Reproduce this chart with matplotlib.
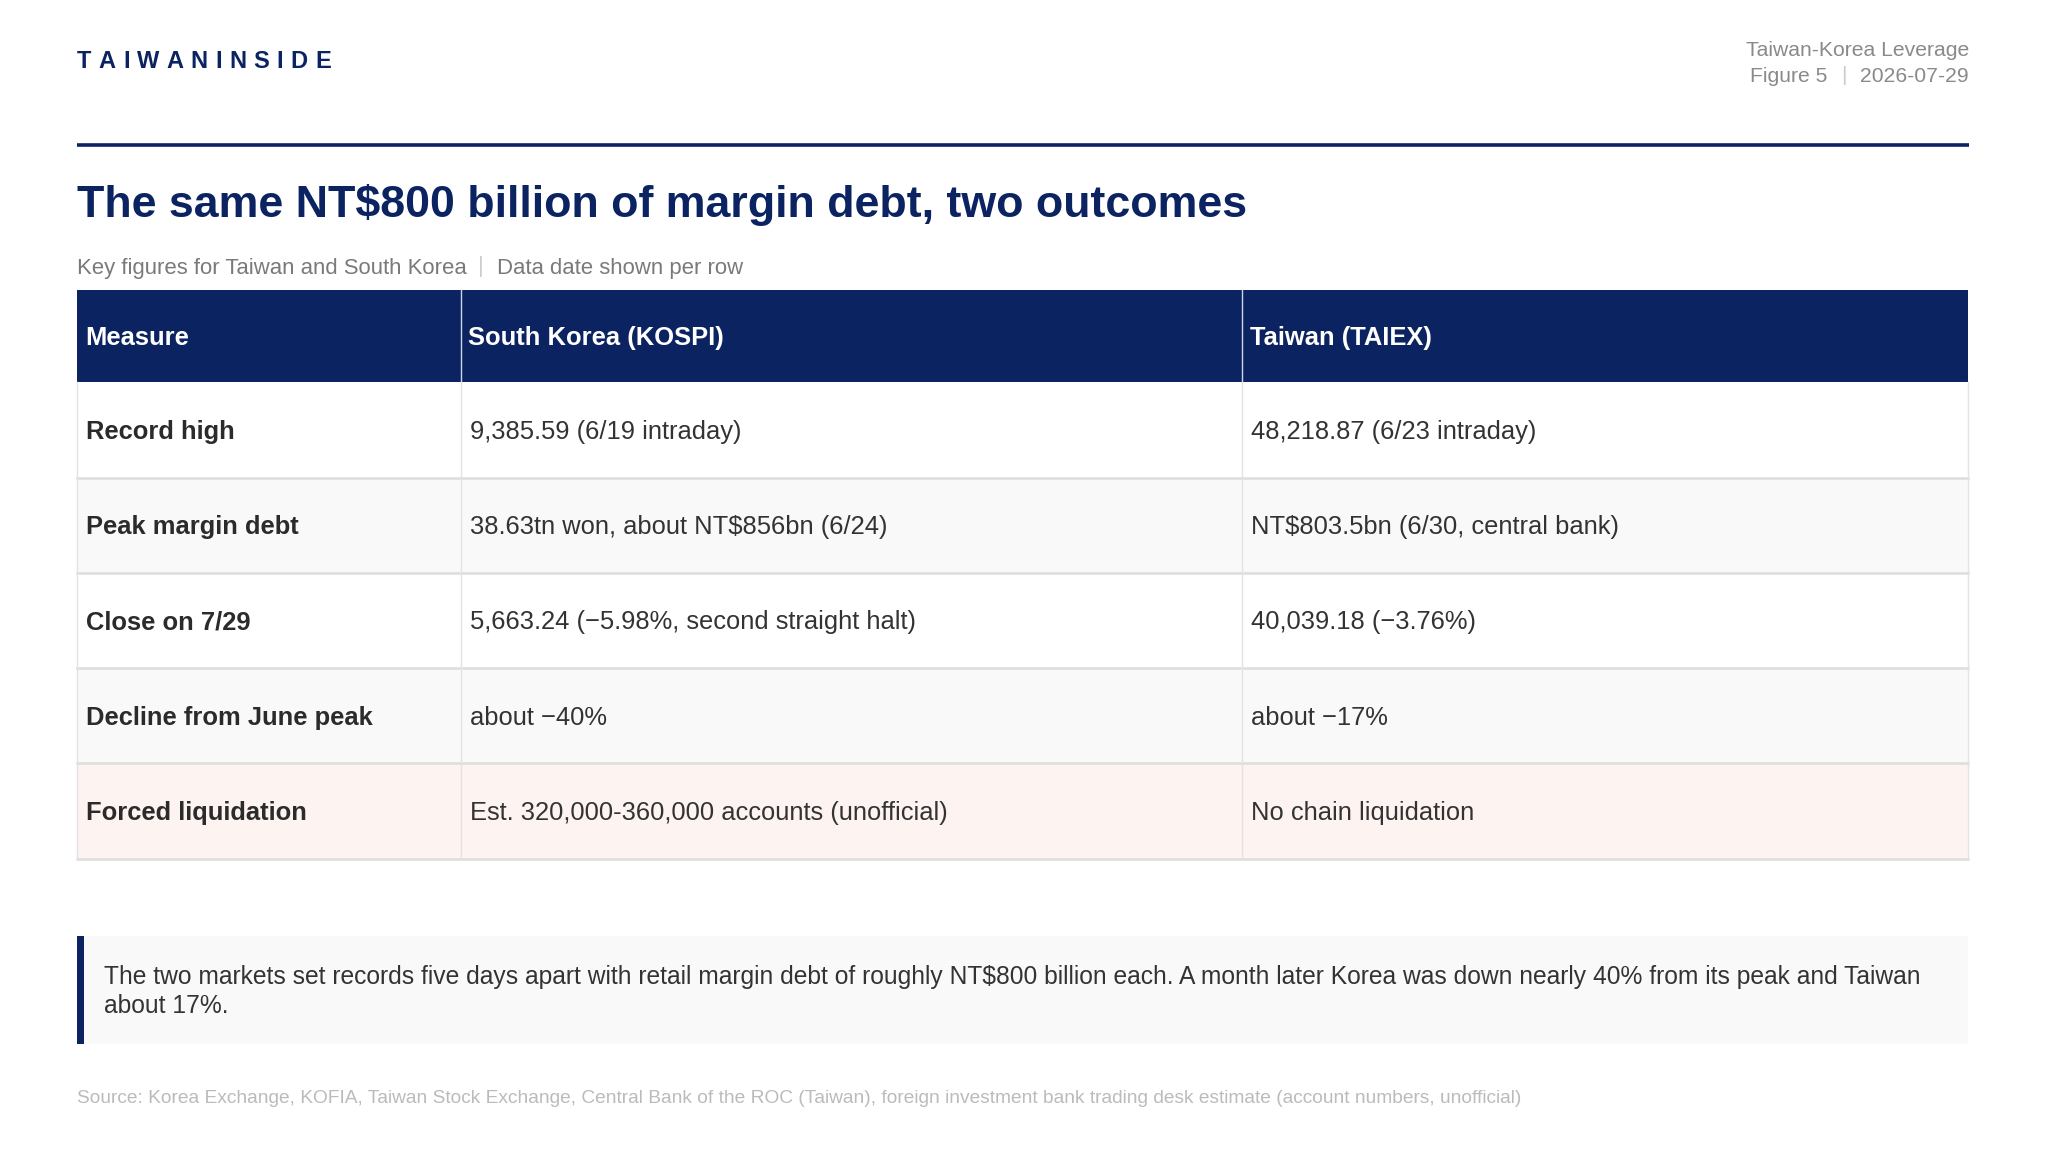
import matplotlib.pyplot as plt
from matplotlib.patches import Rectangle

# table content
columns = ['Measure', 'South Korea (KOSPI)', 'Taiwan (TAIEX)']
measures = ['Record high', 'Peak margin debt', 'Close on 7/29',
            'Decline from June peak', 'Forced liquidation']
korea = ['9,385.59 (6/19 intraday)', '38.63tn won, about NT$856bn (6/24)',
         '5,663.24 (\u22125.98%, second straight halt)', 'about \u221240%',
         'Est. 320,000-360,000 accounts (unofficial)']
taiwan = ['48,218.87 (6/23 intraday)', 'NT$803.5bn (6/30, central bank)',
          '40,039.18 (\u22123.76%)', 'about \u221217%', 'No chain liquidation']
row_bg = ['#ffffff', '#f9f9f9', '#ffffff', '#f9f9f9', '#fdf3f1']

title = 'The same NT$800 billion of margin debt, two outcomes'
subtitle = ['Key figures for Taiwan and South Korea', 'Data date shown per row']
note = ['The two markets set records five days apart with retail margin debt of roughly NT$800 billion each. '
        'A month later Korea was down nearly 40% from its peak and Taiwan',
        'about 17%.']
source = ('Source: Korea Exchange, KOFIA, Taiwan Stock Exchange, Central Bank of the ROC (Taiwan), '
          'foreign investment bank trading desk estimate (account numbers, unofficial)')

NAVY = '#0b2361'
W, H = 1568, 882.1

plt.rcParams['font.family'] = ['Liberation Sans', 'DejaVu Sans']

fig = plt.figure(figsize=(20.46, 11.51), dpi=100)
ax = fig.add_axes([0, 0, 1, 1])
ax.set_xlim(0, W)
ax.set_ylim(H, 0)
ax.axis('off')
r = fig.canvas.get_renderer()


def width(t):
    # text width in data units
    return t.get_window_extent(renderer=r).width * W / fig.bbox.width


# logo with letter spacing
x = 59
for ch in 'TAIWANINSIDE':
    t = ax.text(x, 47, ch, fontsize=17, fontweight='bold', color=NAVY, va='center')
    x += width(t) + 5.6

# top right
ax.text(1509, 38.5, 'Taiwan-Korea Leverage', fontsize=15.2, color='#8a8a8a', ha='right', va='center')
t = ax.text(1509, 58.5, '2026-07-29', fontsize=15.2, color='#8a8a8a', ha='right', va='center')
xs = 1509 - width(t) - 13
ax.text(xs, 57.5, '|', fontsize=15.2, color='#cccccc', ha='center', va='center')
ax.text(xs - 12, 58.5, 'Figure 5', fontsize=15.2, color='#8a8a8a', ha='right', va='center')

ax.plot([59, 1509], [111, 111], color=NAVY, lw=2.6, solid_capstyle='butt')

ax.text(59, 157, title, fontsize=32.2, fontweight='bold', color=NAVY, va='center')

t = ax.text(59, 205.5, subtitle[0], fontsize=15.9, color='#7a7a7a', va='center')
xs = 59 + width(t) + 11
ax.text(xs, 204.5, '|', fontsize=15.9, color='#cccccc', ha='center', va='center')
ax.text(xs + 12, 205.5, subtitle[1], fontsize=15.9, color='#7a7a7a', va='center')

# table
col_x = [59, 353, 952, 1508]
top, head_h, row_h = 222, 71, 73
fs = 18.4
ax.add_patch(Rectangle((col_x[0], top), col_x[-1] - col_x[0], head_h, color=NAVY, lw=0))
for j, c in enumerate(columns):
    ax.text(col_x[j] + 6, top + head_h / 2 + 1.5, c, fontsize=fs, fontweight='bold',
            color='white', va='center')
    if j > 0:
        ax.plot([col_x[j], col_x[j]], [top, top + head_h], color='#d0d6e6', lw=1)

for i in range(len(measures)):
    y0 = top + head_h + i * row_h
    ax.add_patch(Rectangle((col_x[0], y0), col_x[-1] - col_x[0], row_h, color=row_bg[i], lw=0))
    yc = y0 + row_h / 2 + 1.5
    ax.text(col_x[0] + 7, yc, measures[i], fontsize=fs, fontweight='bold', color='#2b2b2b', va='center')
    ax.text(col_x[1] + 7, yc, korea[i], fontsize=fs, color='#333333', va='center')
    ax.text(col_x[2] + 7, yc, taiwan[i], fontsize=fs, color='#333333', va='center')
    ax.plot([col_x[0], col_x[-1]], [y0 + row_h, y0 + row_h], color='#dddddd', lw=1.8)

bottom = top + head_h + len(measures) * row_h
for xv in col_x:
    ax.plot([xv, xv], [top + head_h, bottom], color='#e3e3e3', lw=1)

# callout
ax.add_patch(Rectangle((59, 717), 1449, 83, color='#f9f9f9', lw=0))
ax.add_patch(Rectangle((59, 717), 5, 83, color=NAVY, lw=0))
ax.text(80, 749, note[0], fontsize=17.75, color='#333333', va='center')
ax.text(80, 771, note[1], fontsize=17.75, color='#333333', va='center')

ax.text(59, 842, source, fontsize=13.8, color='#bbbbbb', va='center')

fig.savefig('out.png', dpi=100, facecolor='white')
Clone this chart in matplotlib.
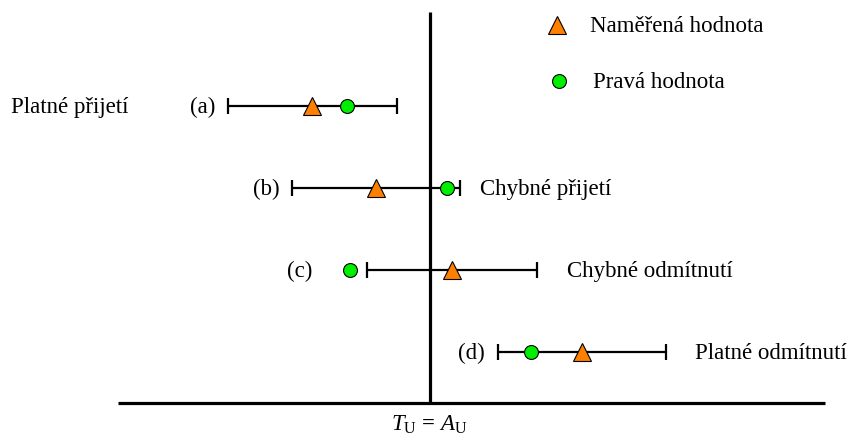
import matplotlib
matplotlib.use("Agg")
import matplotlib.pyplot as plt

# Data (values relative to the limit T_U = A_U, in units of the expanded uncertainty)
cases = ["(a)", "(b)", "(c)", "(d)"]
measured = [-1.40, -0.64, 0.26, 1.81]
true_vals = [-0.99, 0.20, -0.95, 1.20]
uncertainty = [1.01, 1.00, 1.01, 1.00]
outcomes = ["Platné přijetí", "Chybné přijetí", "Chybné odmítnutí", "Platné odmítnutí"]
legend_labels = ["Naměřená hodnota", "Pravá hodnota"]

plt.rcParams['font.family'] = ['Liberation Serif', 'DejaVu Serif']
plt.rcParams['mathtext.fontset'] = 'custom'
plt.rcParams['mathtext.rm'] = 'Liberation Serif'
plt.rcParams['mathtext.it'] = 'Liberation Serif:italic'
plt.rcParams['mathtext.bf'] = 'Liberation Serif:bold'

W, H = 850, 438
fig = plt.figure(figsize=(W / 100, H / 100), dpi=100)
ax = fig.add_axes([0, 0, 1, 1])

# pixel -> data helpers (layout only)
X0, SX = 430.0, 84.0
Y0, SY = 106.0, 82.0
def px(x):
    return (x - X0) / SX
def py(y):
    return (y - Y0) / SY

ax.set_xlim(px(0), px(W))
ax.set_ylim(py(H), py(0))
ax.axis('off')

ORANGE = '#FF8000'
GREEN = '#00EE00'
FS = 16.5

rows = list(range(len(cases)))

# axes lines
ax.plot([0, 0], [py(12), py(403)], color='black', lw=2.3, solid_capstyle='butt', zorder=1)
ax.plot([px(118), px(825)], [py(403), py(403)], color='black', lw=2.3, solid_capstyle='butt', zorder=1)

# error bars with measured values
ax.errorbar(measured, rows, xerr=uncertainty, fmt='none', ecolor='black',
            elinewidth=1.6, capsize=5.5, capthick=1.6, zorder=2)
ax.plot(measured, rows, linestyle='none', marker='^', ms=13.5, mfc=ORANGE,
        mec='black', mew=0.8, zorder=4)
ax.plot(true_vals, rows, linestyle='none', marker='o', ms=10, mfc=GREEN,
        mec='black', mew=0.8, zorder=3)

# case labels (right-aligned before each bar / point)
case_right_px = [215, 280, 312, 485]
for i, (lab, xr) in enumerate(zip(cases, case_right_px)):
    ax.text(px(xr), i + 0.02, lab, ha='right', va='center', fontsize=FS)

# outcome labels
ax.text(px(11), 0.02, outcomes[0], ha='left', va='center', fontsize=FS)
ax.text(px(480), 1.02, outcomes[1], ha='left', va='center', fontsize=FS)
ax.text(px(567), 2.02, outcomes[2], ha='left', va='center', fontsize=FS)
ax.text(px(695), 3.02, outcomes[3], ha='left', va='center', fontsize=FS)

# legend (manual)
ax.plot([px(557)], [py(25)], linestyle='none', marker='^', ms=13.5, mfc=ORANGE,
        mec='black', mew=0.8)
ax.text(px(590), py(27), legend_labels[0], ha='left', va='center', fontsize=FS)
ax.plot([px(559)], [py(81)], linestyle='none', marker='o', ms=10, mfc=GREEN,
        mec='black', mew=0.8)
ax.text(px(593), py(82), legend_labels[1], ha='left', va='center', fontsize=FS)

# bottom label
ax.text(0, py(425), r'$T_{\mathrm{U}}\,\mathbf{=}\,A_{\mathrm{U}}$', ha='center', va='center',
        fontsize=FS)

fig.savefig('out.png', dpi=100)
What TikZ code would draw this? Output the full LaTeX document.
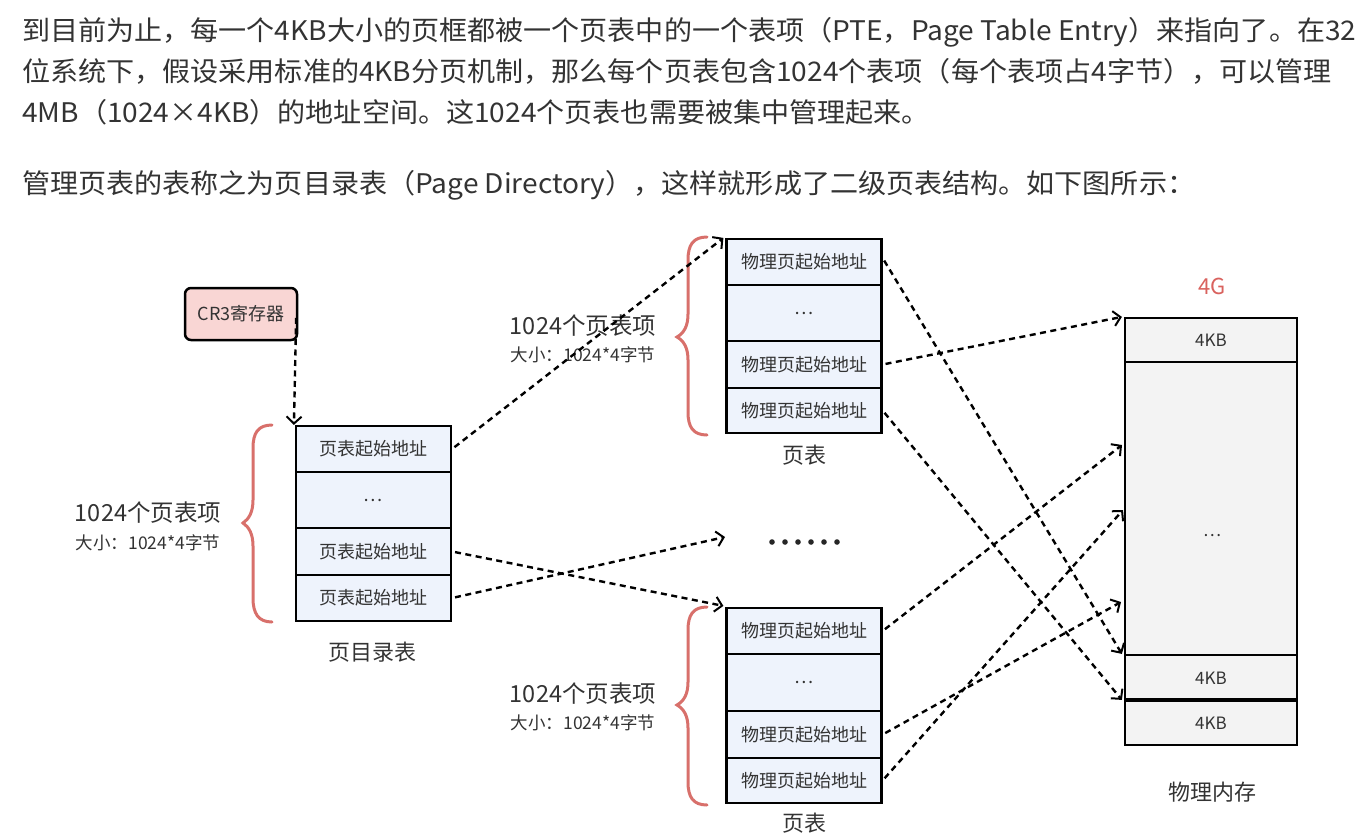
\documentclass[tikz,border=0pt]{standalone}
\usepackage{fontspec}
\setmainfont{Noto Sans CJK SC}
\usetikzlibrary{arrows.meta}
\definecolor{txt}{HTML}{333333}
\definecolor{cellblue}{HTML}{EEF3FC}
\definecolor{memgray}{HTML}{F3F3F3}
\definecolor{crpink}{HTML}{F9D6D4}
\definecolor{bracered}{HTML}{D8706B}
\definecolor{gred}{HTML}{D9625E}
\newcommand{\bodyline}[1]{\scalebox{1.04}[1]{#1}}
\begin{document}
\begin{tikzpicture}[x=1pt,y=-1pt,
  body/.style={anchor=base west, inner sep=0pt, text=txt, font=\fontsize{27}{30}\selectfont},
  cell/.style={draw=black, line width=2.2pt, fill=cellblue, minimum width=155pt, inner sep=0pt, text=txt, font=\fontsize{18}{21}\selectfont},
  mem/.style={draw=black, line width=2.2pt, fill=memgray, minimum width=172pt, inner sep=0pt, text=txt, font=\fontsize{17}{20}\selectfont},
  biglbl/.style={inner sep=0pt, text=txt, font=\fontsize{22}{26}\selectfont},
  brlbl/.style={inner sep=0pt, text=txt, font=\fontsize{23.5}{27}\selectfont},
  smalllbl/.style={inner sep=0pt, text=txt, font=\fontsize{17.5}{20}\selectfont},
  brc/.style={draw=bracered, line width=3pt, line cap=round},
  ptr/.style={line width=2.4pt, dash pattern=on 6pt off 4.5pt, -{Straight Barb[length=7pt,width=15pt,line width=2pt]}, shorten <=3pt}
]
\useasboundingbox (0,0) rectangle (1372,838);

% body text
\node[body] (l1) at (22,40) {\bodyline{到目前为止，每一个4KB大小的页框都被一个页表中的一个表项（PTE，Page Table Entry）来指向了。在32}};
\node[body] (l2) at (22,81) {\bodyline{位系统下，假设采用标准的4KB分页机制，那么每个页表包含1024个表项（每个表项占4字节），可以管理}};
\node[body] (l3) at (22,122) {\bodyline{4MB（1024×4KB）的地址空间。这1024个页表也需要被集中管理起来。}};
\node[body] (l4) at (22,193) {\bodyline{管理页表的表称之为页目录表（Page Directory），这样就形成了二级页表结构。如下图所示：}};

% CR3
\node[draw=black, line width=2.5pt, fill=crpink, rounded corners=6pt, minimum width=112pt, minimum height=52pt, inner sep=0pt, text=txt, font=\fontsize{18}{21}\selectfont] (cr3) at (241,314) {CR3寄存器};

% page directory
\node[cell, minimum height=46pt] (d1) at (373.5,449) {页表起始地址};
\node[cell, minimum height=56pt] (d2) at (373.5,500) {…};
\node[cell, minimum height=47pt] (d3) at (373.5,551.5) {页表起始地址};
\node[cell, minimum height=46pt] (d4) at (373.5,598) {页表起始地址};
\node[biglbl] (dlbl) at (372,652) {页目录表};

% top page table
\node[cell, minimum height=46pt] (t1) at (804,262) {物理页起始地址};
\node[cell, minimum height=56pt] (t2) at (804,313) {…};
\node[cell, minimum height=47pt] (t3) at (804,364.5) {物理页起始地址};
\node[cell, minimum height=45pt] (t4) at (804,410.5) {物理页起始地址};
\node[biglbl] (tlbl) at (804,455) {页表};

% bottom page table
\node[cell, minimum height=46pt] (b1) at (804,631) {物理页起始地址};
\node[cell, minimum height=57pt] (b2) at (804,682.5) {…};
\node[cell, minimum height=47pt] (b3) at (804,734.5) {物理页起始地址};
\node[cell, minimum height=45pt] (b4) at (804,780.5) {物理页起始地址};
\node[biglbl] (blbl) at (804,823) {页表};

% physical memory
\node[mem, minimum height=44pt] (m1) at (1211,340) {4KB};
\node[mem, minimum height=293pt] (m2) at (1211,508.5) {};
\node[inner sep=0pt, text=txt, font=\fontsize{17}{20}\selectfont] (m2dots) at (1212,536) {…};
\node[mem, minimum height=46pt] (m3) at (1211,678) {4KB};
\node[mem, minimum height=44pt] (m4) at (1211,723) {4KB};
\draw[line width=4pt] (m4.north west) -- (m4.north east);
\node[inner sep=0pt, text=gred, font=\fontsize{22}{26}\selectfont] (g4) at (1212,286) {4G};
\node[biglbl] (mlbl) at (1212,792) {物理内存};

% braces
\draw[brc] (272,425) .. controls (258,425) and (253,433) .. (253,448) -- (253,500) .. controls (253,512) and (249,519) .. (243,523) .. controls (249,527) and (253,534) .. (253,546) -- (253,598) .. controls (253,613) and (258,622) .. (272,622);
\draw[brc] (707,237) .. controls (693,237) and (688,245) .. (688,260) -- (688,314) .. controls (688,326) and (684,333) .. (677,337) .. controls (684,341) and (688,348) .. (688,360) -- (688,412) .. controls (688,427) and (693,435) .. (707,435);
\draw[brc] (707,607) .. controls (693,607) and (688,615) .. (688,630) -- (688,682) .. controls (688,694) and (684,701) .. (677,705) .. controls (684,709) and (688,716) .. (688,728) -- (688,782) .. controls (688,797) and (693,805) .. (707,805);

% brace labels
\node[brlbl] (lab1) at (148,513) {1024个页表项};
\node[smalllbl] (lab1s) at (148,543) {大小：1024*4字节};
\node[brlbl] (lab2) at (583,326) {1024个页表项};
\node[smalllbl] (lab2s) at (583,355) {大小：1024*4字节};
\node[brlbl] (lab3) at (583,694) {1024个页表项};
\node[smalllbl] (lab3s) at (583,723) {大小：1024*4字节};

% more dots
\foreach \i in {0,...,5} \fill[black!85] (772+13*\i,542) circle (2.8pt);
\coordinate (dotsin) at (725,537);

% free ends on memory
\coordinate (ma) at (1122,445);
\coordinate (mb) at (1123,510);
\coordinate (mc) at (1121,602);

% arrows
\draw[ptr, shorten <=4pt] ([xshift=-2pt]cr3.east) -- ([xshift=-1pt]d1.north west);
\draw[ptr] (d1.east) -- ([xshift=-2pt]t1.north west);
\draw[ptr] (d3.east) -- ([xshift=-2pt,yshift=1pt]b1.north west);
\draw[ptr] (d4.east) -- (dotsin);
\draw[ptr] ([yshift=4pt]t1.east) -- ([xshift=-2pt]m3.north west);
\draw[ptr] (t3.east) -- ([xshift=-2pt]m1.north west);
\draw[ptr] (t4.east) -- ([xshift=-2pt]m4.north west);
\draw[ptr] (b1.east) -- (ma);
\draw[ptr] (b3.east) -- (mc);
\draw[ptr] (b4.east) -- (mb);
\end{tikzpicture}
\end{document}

+++

Only the lines from the start of the records to the line with "x += width(t) + 5.6" belong in the copy. Print them exactly, minus pictures.

=== WRITTEN SOLUTION ===
Reproduce this chart with matplotlib.
import matplotlib.pyplot as plt
from matplotlib.patches import Rectangle

# table content
columns = ['Measure', 'South Korea (KOSPI)', 'Taiwan (TAIEX)']
measures = ['Record high', 'Peak margin debt', 'Close on 7/29',
            'Decline from June peak', 'Forced liquidation']
korea = ['9,385.59 (6/19 intraday)', '38.63tn won, about NT$856bn (6/24)',
         '5,663.24 (\u22125.98%, second straight halt)', 'about \u221240%',
         'Est. 320,000-360,000 accounts (unofficial)']
taiwan = ['48,218.87 (6/23 intraday)', 'NT$803.5bn (6/30, central bank)',
          '40,039.18 (\u22123.76%)', 'about \u221217%', 'No chain liquidation']
row_bg = ['#ffffff', '#f9f9f9', '#ffffff', '#f9f9f9', '#fdf3f1']

title = 'The same NT$800 billion of margin debt, two outcomes'
subtitle = ['Key figures for Taiwan and South Korea', 'Data date shown per row']
note = ['The two markets set records five days apart with retail margin debt of roughly NT$800 billion each. '
        'A month later Korea was down nearly 40% from its peak and Taiwan',
        'about 17%.']
source = ('Source: Korea Exchange, KOFIA, Taiwan Stock Exchange, Central Bank of the ROC (Taiwan), '
          'foreign investment bank trading desk estimate (account numbers, unofficial)')

NAVY = '#0b2361'
W, H = 1568, 882.1

plt.rcParams['font.family'] = ['Liberation Sans', 'DejaVu Sans']

fig = plt.figure(figsize=(20.46, 11.51), dpi=100)
ax = fig.add_axes([0, 0, 1, 1])
ax.set_xlim(0, W)
ax.set_ylim(H, 0)
ax.axis('off')
r = fig.canvas.get_renderer()


def width(t):
    # text width in data units
    return t.get_window_extent(renderer=r).width * W / fig.bbox.width


# logo with letter spacing
x = 59
for ch in 'TAIWANINSIDE':
    t = ax.text(x, 47, ch, fontsize=17, fontweight='bold', color=NAVY, va='center')
    x += width(t) + 5.6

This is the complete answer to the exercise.